WordPress has four different types of meta: post meta, comment meta, term meta, and user meta. These broadly act the same, so for simplicity’s sake, I’ll be grouping them together as just “meta”.

Meta also falls into two broad groups: plugin data, and user input. The distinction here is that plugin meta is set by a plugin programmatically, whereas user input is set via the Custom Fields metabox. These are broad categorisations, but the general difference is that plugin meta tends to be “protected” (typically prefixed with an underscore), whereas user input meta is any sort of freeform name (and occasionally no name at all).

Solution for Plugin Data

Right now, there is a viable solution for plugins to handle meta through the REST API: register_rest_field(). This function allows registering extra fields on a resource (like a post) and handling them in your own code.

For example, let’s say we have a plugin that adds “featured emoji” to a post, which saves a string of emoji characters for a post. We already have a metabox for this in the admin, and now we want to expose it via the API. This is super easy:

register_rest_field( 'post', 'featured_emoji', array(
    'get_callback' => function ( $data ) {
        return get_post_meta( $data['id'], '_featured_emoji', true );
    },
    'update_callback' => function ( $value, $post ) {
        // TODO: sanitize and validate this field better
        $value = sanitize_text_field( $value );

        update_post_meta( $post->ID, '_featured_emoji', wp_slash( $value ) );
    },
    'schema' => array(
        'description' => __( 'Featured emoji for the post to add a little flavour.', 'femoji' ),
        'type' => 'string',
        'context' => array( 'view', 'edit' ),
    ),
));

Solution for Custom Fields

User input meta is also handled, using the generic meta API. This is the /wp/v2/posts/{id}/meta route in the API, which is the route that was recently pulled out of the API plugin itself.

This route is practically only useful for replicating the Custom Fields metabox in the post editor and is not generally useful for plugins and themes. In fact, the endpoints have feature parity with the Custom Fields metabox and the same rules around visibility: if it appears in the metabox, it appears in the API (and vice versa).

Why Separate Solutions?

You may be wondering why we can’t use the same solution for both groups of meta. There are a number of complex issues here, but the key issue is that we cannot reliably separate the two groups. Unlike custom types (post types, taxonomies), meta doesn’t have to be registered before use. This is super handy most of the time, but also means that meta is a bit of a minefield. This leads to surprising behaviour for API users: plugin meta is (mostly) not available via the /meta endpoint.

Protected Meta

The _ prefix is used throughout WordPress to indicate that a field is “protected”. Unfortunately, exactly what “protected” means is usually undefined, but the one thing it reliably indicates is that the key shouldn’t be exposed through the Custom Fields metabox. As the /meta endpoint is designed to mirror the metabox, we don’t expose protected meta via the endpoints. This means that this endpoint isn’t useful for many plugins.

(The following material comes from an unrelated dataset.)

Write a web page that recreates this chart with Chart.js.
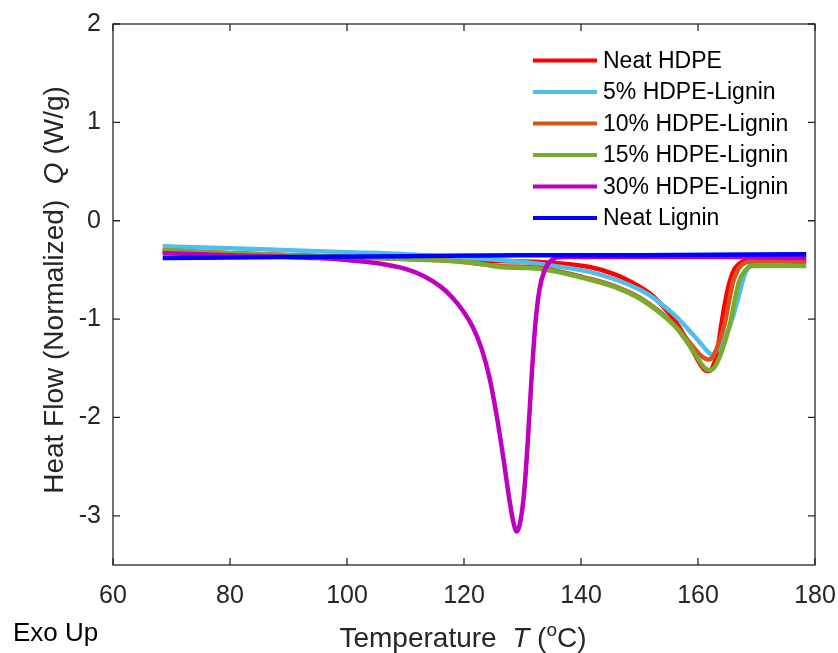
<!DOCTYPE html>
<html>
<head>
<meta charset="utf-8">
<script src="https://cdn.jsdelivr.net/npm/chart.js@4"></script>
<style>
  html, body { margin: 0; padding: 0; background: #fff; }
  #wrap { width: 838px; height: 653px; }
</style>
</head>
<body>
<div id="wrap"><canvas id="c" width="838" height="653"></canvas></div>
<script>
// ---- data ----
const xTicks = [60, 80, 100, 120, 140, 160, 180];
const yTicks = [-3, -2, -1, 0, 1, 2];
const seriesNames = ['Neat HDPE', '5% HDPE-Lignin', '10% HDPE-Lignin', '15% HDPE-Lignin', '30% HDPE-Lignin', 'Neat Lignin'];
const seriesColors = ['#FF0000', '#4DBEEE', '#D95319', '#77AC30', '#BF00BF', '#0000FF'];

const tHDPE = [68.5, 80, 90, 100, 110, 118, 126, 133, 141.5, 146, 150, 152, 154, 156, 157.5, 159, 160.3, 161.2, 161.8, 162.5, 163.2, 164, 165, 166, 167, 168, 170, 174, 178.5];
const qHDPE = [-0.31, -0.33, -0.35, -0.37, -0.38, -0.40, -0.41, -0.42, -0.47, -0.55, -0.67, -0.75, -0.87, -1.01, -1.15, -1.31, -1.45, -1.52, -1.53, -1.49, -1.36, -1.05, -0.72, -0.52, -0.44, -0.41, -0.40, -0.41, -0.42];

const t5 = [68.5, 80, 90, 100, 110, 118, 126, 133, 141.5, 146, 150, 152, 154, 156, 157.5, 159, 160.5, 161.5, 162.3, 163.2, 164, 164.8, 165.5, 166.2, 166.9, 167.5, 168.1, 168.8, 169.6, 171, 174, 178.5];
const q5 = [-0.26, -0.28, -0.30, -0.32, -0.34, -0.37, -0.40, -0.44, -0.52, -0.60, -0.70, -0.77, -0.86, -0.96, -1.05, -1.15, -1.25, -1.32, -1.36, -1.32, -1.25, -1.16, -1.06, -0.93, -0.78, -0.64, -0.53, -0.46, -0.435, -0.425, -0.42, -0.42];

const t10 = [68.5, 80, 90, 100, 110, 118, 126, 133, 141.5, 146, 150, 152, 154, 156, 157.5, 159, 160.3, 161.2, 161.8, 162.6, 163.5, 164.6, 165.3, 166, 167, 168, 170, 174, 178.5];
const q10 = [-0.30, -0.33, -0.35, -0.37, -0.39, -0.41, -0.46, -0.48, -0.59, -0.67, -0.78, -0.86, -0.95, -1.06, -1.16, -1.27, -1.36, -1.40, -1.41, -1.38, -1.25, -1.04, -0.82, -0.62, -0.48, -0.43, -0.41, -0.41, -0.42];

const t15 = [68.5, 80, 90, 100, 110, 118, 122, 126, 133, 141.5, 146, 150, 152, 154, 156, 157.5, 159, 160.3, 161.2, 162, 162.8, 163.6, 164.5, 165.5, 166.3, 167, 168, 169.4, 172, 178.5];
const q15 = [-0.30, -0.33, -0.35, -0.37, -0.39, -0.41, -0.43, -0.47, -0.49, -0.60, -0.68, -0.79, -0.87, -0.96, -1.07, -1.18, -1.31, -1.43, -1.50, -1.52, -1.49, -1.40, -1.25, -1.04, -0.80, -0.62, -0.51, -0.46, -0.46, -0.46];

const t30 = [68.5, 80, 95, 100, 105, 110, 113, 116, 118, 120, 121.5, 123, 124.3, 125.5, 126.7, 127.8, 128.5, 129, 129.6, 130.3, 131, 131.6, 132.2, 132.9, 133.8, 135, 137, 150, 165, 178.5];
const q30 = [-0.33, -0.35, -0.38, -0.40, -0.43, -0.49, -0.56, -0.67, -0.78, -0.93, -1.08, -1.30, -1.58, -1.95, -2.40, -2.85, -3.08, -3.16, -3.07, -2.75, -2.15, -1.55, -1.05, -0.70, -0.50, -0.40, -0.37, -0.37, -0.37, -0.38];

const tLignin = [68.5, 90, 110, 130, 150, 178.5];
const qLignin = [-0.38, -0.37, -0.36, -0.35, -0.35, -0.34];

const seriesT = [tHDPE, t5, t10, t15, t30, tLignin];
const seriesQ = [qHDPE, q5, q10, q15, q30, qLignin];

// ---- chart ----
const FONT = '"Liberation Sans", Arial, Helvetica, sans-serif';
const AXIS_COLOR = '#262626';

const datasets = seriesNames.map((name, i) => ({
  label: name,
  data: seriesT[i].map((t, k) => ({ x: t, y: seriesQ[i][k] })),
  borderColor: seriesColors[i],
  backgroundColor: seriesColors[i],
  borderWidth: 4.5,
  pointRadius: 0,
  fill: false,
  cubicInterpolationMode: 'monotone',
  order: seriesNames.length - i
}));

const framePlugin = {
  id: 'frame',
  afterDatasetsDraw(chart) {
    const ctx = chart.ctx;
    const a = chart.chartArea;
    const xs = chart.scales.x, ys = chart.scales.y;
    ctx.save();
    ctx.strokeStyle = AXIS_COLOR;
    ctx.lineWidth = 1.3;
    ctx.strokeRect(a.left, a.top, a.right - a.left, a.bottom - a.top);
    const tl = 7;
    ctx.beginPath();
    xTicks.forEach(v => {
      const px = xs.getPixelForValue(v);
      ctx.moveTo(px, a.bottom); ctx.lineTo(px, a.bottom - tl);
      ctx.moveTo(px, a.top); ctx.lineTo(px, a.top + tl);
    });
    yTicks.forEach(v => {
      const py = ys.getPixelForValue(v);
      ctx.moveTo(a.left, py); ctx.lineTo(a.left + tl, py);
      ctx.moveTo(a.right, py); ctx.lineTo(a.right - tl, py);
    });
    ctx.stroke();

    // legend
    ctx.textAlign = 'left';
    ctx.textBaseline = 'middle';
    ctx.font = '23px ' + FONT;
    chart.data.datasets.forEach((ds, i) => {
      const y = 60.5 + i * 31.5;
      ctx.strokeStyle = ds.borderColor;
      ctx.lineWidth = 4;
      ctx.beginPath();
      ctx.moveTo(533, y); ctx.lineTo(597, y);
      ctx.stroke();
      ctx.fillStyle = '#000';
      ctx.fillText(ds.label, 603, y + 1);
    });

    const drawPieces = (pieces, startX, baseY) => {
      let x = startX;
      pieces.forEach(p => {
        ctx.font = p.font;
        ctx.fillText(p.text, x, baseY + (p.dy || 0));
        x += ctx.measureText(p.text).width;
      });
    };
    const measurePieces = pieces => pieces.reduce((s, p) => { ctx.font = p.font; return s + ctx.measureText(p.text).width; }, 0);

    // x title
    ctx.fillStyle = AXIS_COLOR;
    ctx.textBaseline = 'alphabetic';
    const xt = [
      { text: 'Temperature  ', font: '28px ' + FONT },
      { text: 'T', font: 'italic 28px ' + FONT },
      { text: ' (', font: '28px ' + FONT },
      { text: 'o', font: '19px ' + FONT, dy: -11 },
      { text: 'C)', font: '28px ' + FONT }
    ];
    const xw = measurePieces(xt);
    drawPieces(xt, 463 - xw / 2, 647);

    // y title
    const yt = [
      { text: 'Heat Flow (Normalized)  ', font: '28px ' + FONT },
      { text: 'Q', font: 'italic 28px ' + FONT },
      { text: ' (W/g)', font: '28px ' + FONT }
    ];
    const yw = measurePieces(yt);
    ctx.save();
    ctx.translate(63, 290);
    ctx.rotate(-Math.PI / 2);
    drawPieces(yt, -yw / 2, 0);
    ctx.restore();

    // Exo Up
    ctx.font = '26px ' + FONT;
    ctx.fillStyle = '#000';
    ctx.fillText('Exo Up', 13, 641);
    ctx.restore();
  }
};

new Chart(document.getElementById('c'), {
  type: 'line',
  data: { datasets },
  options: {
    responsive: false,
    animation: false,
    events: [],
    layout: { padding: { top: 24, right: 23, left: 0, bottom: 0 } },
    plugins: { legend: { display: false }, tooltip: { enabled: false } },
    scales: {
      x: {
        type: 'linear',
        min: 60, max: 180,
        afterBuildTicks: s => { s.ticks = xTicks.map(v => ({ value: v })); },
        afterFit: s => { s.height = 88; s.paddingLeft = 0; s.paddingRight = 0; },
        grid: { display: false, drawTicks: false },
        border: { display: false },
        ticks: { font: { family: FONT, size: 25 }, color: AXIS_COLOR, padding: 16, maxRotation: 0 }
      },
      y: {
        type: 'linear',
        min: -3.5, max: 2,
        afterBuildTicks: s => { s.ticks = yTicks.map(v => ({ value: v })); },
        afterFit: s => { s.width = 113; s.paddingTop = 0; s.paddingBottom = 0; },
        grid: { display: false, drawTicks: false },
        border: { display: false },
        ticks: { font: { family: FONT, size: 25 }, color: AXIS_COLOR, padding: 12 }
      }
    }
  },
  plugins: [framePlugin]
});
</script>
</body>
</html>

You can, however, whitelist individual keys by filtering is_protected_meta. This allows exposing plugin data via this standard meta API; for example, to expose WooCommerce’s _price field:

add_filter( 'is_protected_meta', function ( $protected, $key, $type ) {
    if ( $type === 'post' && $key === '_price' ) {
        // Expose the `_price` meta value publicly
        return true;
    }
    return $protected;
}, 10, 3 );

This can be somewhat confusing though, because protected meta is still not exposed if it falls into one of a few other categories. In addition, it will now appear in the Custom Fields metabox as well.

Complex Values & Serialized Data

One of the categories of meta we can’t expose is serialized data. This applies regardless of whether the meta field is marked as protected or not. This is potentially surprising to plugin authors who might be explicitly whitelisting their meta field for the API, and yet it still isn’t exposed. The key reason for this is that accepting serialized data is either lossy or unsafe.

To understand why serialized data is unsafe, we need to look at what serialized data actually is. At its core, serialization is a way to pack complex data into simple data, in this case a string. We need to include enough data to reverse the process to ensure the process is lossless. The PHP serialization format encodes the two pieces of data that a variable contains: the type, and the value. For simple scalar values, the scalar type itself is encoded: integers become i:val;, such as i:42;; strings become s:size:value; such as s:3:foo;, etc. Arrays are encoded in a more complex way, as they need to encode the type (array), size, keys, and values: this is encoded as a:size:{key;value} where key is a serialized scalar value and value is any serialized value. For example, array('foo' => 42) serializes to a:1:{s:3:"foo";i:42;}.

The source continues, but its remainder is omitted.